Case ID: pa-super_24/html/0048-01.html
Source: Caselaw Access Project
Author: {"author": "Rice, P. J.,", "license": "Public Domain", "url": "https://static.case.law/"}
Date Created: 2024-08-24T03:29:51.129683

Sholl v. Stump, Appellant.
    
      Canals — Eminent domain — Easement—Act of April 2, 1811, sec. 13, P. L. 226 — Union Canal Company.
    
    Under the Act of April 2,1811, P. L. 226, incorporating the Union Canal Company, land acquired by the company, not from the earlier companies of which it was the consolidation, and not from any agreement with, nor purchase from, landowners, but by condemnation proceedings under section 13 of the act, is not acquired in fee simple, but only as an estate determinable upon the abandonment of the land for use as a canal.
    
      Argued Nov. 9, 1903.
    Appeal, No. 165, Oct. T., 1903, by-defendant, from judgment of O. P. Berks Co., Dec. T., 1899, No. 31, on verdict for plaintiff, in case of Henry Sholl v. Henry Stump.
    Before Rice, P. J., Beaver, 0ready, Smith, Porter, Morrison and Henderson, JJ.
    Affirmed.
    Trespass quare clausum fregit. Before’ Endlich, J.
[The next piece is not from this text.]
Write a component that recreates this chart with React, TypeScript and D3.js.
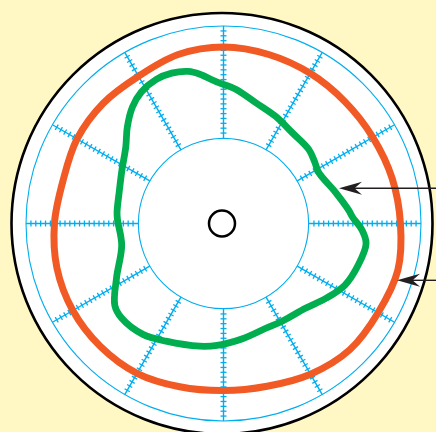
import React from 'react';
import * as d3 from 'd3';

const W = 436;
const H = 432;

// Ring radii in chart units (outer scale ring = 100)
const ringValues = [43.1, 100];
const spokeAngles = [0, 30, 60, 90, 120, 150, 180, 210, 240, 270, 300, 330];
const tickStart = 45.8;
const tickEnd = 97.5;
const tickCount = 22;

// Orange trace: angle (deg, counter-clockwise from east) and radius (units)
const orangeAngles = [0, 15, 30, 45, 60, 75, 90, 105, 120, 135, 150, 165, 180, 195, 210, 225, 240, 255, 270, 285, 300, 315, 330, 345];
const orangeRadii = [89.6, 88.4, 87.3, 87.1, 87.8, 88.6, 89.4, 88.6, 86.1, 86.1, 85.6, 84.1, 85.6, 87.3, 88.1, 88.1, 87.6, 85.6, 84.6, 85.3, 88.1, 90.4, 90.4, 91.4];

// Green trace
const greenAngles = [3, 6, 16, 28, 34, 41, 53, 64, 75, 85, 93, 99, 103, 109, 115, 122, 128, 135, 142, 152, 163, 174, 178, 192, 207, 217, 223, 234, 244, 259, 267, 279, 292, 301, 314, 324, 333, 343, 352, 357];
const greenRadii = [65.3, 63.8, 58.7, 54.7, 55.7, 57.2, 57.7, 60.3, 63.3, 68.4, 71.9, 76.5, 79.0, 80.5, 80.5, 78.5, 74.9, 68.9, 62.8, 58.2, 55.2, 54.2, 53.7, 52.7, 60.8, 68.9, 70.4, 69.4, 66.3, 63.3, 61.8, 59.2, 57.2, 57.7, 59.7, 64.3, 68.9, 71.4, 72.9, 70.4];

const BG = '#FFF8C4';
const BLUE = '#00AEEF';
const ORANGE = '#F15A24';
const GREEN = '#00AE4F';
const INK = '#231F20';

export default function App() {
  const cx = 223.5;
  const cy = 223.5;
  const r = d3.scaleLinear().domain([0, 100]).range([0, 197.5]);
  // math angle (deg, ccw from east) -> d3 radial angle (rad, cw from north)
  const a = d3.scaleLinear().domain([0, 360]).range([Math.PI / 2, Math.PI / 2 - 2 * Math.PI]);

  const radial = d3
    .lineRadial<[number, number]>()
    .angle((d) => a(d[0]))
    .radius((d) => r(d[1]))
    .curve(d3.curveCatmullRomClosed.alpha(0.5));

  const orangePts = orangeAngles.map((ang, i) => [ang, orangeRadii[i]] as [number, number]);
  const greenPts = greenAngles.map((ang, i) => [ang, greenRadii[i]] as [number, number]);

  const tickVals = d3.range(tickCount).map((i) => tickStart + (i * (tickEnd - tickStart)) / (tickCount - 1));
  const tickHalf = 3;

  const spokes = spokeAngles.map((deg) => {
    const t = (deg * Math.PI) / 180;
    const ux = Math.cos(t);
    const uy = -Math.sin(t);
    const px = -uy;
    const py = ux;
    const r0 = r(ringValues[0]);
    const r1 = r(ringValues[1]);
    return (
      <g key={deg}>
        <line x1={ux * r0} y1={uy * r0} x2={ux * r1} y2={uy * r1} stroke={BLUE} strokeWidth={1.4} />
        {tickVals.map((tv, j) => {
          const rr = r(tv);
          return (
            <line
              key={j}
              x1={ux * rr + px * tickHalf}
              y1={uy * rr + py * tickHalf}
              x2={ux * rr - px * tickHalf}
              y2={uy * rr - py * tickHalf}
              stroke={BLUE}
              strokeWidth={1.3}
            />
          );
        })}
      </g>
    );
  });

  const arrow = (tipX: number, y: number, key: string) => (
    <g key={key}>
      <line x1={tipX + 14} y1={y} x2={W + 2} y2={y} stroke={INK} strokeWidth={1.4} />
      <path
        d={`M${tipX},${y} L${tipX + 23},${y - 6.5} L${tipX + 15.5},${y} L${tipX + 23},${y + 6.5} Z`}
        fill={INK}
      />
    </g>
  );

  return (
    <svg
      width={W}
      height={H}
      style={{ position: 'absolute', left: 0, top: 0, display: 'block' }}
      xmlns="http://www.w3.org/2000/svg"
    >
      <rect x={0} y={0} width={W} height={H} fill={BG} />
      <circle cx={222} cy={cy} r={210.5} fill="#ffffff" stroke="#000000" strokeWidth={2.6} />
      <g transform={`translate(${cx},${cy})`}>
        {ringValues.map((v) => (
          <circle key={v} r={r(v)} fill="none" stroke={BLUE} strokeWidth={1.1} />
        ))}
        {spokes}
        <path d={radial(orangePts) || ''} fill="none" stroke={ORANGE} strokeWidth={7} strokeLinejoin="round" />
        <path d={radial(greenPts) || ''} fill="none" stroke={GREEN} strokeWidth={6.8} strokeLinejoin="round" />
        <circle cx={-1.5} cy={0} r={13} fill="#ffffff" stroke="#000000" strokeWidth={2.5} />
      </g>
      {arrow(339, 188.3, 'a1')}
      {arrow(397, 280.3, 'a2')}
    </svg>
  );
}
    At the trial the court instructed a verdict for plaintiff subject to a question of law reserved. '•
    On a rule for judgment for defendant non obstante veredicto, Endlich, J., filed the following opinion:
    The Union Canal Company was incorporated by act of April 2, 1811, consolidating the Schuylkill & Susquehanna Navigation Company, created by act of September 29, 1791, and the Delaware & Schuylkill Canal Company, created by act of April 10, 1792: See Union Canal Company v. Young, 1 Whart. 410. In 1827 the Union Canal Company occupied a portion of property belonging to Christopher Reed (or Rieth), under authority conferred by section 13 of the act of 1811, acquiring the same not by purchase, but by condemnation. • Damages were assessed and paid to the owner under a proceeding instituted by him in accordance with the provisions of that section. On the property appropriated a dam was subsequently errected. By deed of December 18, 1846, Christopher Reed conveyed certain land within whose boundaries that property was comprehended, and by successive grants the title thus conveyed has come down to plaintiff. It is a matter of history that the operation of that portion of the canal has long since been abandoned. In pursuance of a decree made in the Supreme Court of this state, the property of the Union Canal Company was sold in 1885 and became the property of the Schuylkill & Middletown Canal Company. The latter being shortly thereafter dissolved, trustees were appointed by this court to sell. ' They conveyed to Gordon Chambers, on November 24, 1891, a tract of land purporting to cover what is here in dispute, and after intermediate conveyances and reconveyances, he, on October 17, 1898, conveyed to Henry Stump, executor of Leah Stump, deceased, the dam above referred to. This dam was taken' down by defendants, claiming the right to do so under the conveyance last mentioned. Thereupon this action of trespass was brought. The plaintiff contends that by its appropriation of Christopher Reed’s land in 1827 and the proceedings incident to it, the Union Canal Company took an estate determinable upon the abandonment of the canal as a canal, and that thereupon the entire title to the land and the ownership of the dam erected upon it fell to the plaintiff as holder of the title granted by Christopher Reed’s conveyance of December 18, 1846. The defendants, on the other hand, insist that the Union Canal Company, in 1827, acquired a fee simple in the land condemned which remained unaffected by the abandonment of the canal and passed to Leah Stump’s executor by the conveyance of October 17, 1898.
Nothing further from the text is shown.